Source code of charts:
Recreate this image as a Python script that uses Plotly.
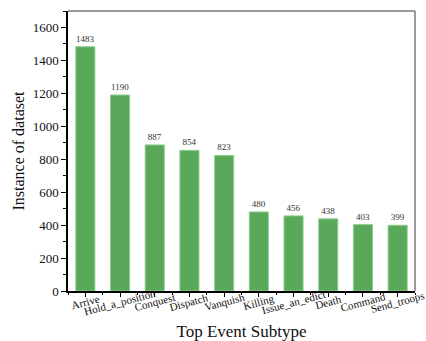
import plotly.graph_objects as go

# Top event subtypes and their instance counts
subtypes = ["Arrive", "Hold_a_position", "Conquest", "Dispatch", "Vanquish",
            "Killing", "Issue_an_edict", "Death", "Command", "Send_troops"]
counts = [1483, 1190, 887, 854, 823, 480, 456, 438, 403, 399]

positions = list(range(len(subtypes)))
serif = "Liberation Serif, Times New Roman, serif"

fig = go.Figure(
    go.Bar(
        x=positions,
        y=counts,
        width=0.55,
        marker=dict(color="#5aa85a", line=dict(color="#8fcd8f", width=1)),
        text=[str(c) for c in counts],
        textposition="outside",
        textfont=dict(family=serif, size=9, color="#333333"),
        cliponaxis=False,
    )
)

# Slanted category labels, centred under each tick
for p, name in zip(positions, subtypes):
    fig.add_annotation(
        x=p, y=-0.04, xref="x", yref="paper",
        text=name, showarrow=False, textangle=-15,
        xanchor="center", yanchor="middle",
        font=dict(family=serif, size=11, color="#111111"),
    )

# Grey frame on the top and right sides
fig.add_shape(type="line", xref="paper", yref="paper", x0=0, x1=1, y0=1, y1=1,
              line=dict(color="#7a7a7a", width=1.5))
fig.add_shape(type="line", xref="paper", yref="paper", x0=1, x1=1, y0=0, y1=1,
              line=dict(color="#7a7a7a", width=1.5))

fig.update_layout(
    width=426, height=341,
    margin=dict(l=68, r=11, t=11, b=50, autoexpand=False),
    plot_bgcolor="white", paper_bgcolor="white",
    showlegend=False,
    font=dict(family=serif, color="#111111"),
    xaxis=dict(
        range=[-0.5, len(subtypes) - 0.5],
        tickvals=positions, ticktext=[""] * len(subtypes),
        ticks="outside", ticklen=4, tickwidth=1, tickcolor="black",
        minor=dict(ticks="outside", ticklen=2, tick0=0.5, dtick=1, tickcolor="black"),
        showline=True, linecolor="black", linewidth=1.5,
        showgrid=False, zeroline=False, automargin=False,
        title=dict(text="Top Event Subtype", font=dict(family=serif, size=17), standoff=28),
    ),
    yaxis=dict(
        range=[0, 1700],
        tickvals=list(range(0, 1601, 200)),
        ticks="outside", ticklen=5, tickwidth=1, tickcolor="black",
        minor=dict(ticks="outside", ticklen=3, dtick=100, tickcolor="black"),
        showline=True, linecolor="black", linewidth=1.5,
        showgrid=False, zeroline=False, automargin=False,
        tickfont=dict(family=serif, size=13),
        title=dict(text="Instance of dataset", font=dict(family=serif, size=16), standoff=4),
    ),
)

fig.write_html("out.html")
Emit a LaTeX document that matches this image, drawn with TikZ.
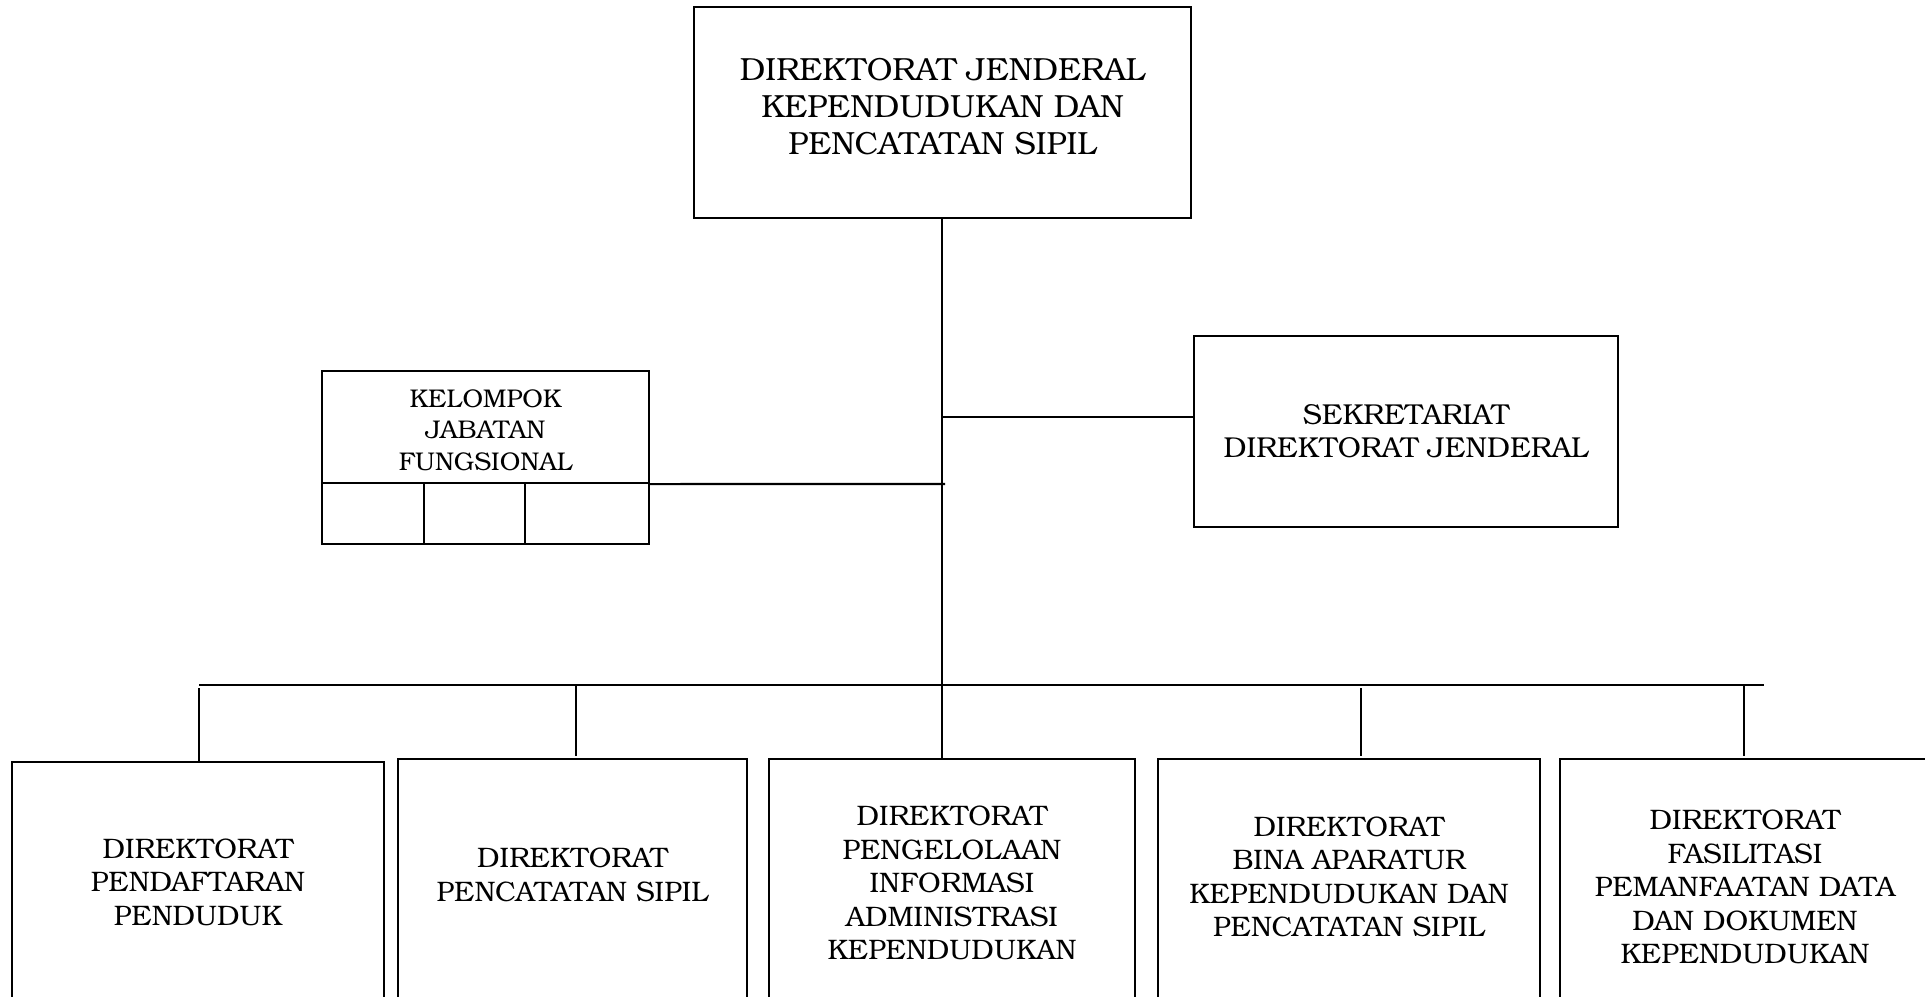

- [Problem statement]:
Which lines above hold the word "this"? Copy each of them.

- [The response]:
Recreate this image as a Python script that uses Plotly.
Emit a LaTeX document that matches this image, drawn with TikZ.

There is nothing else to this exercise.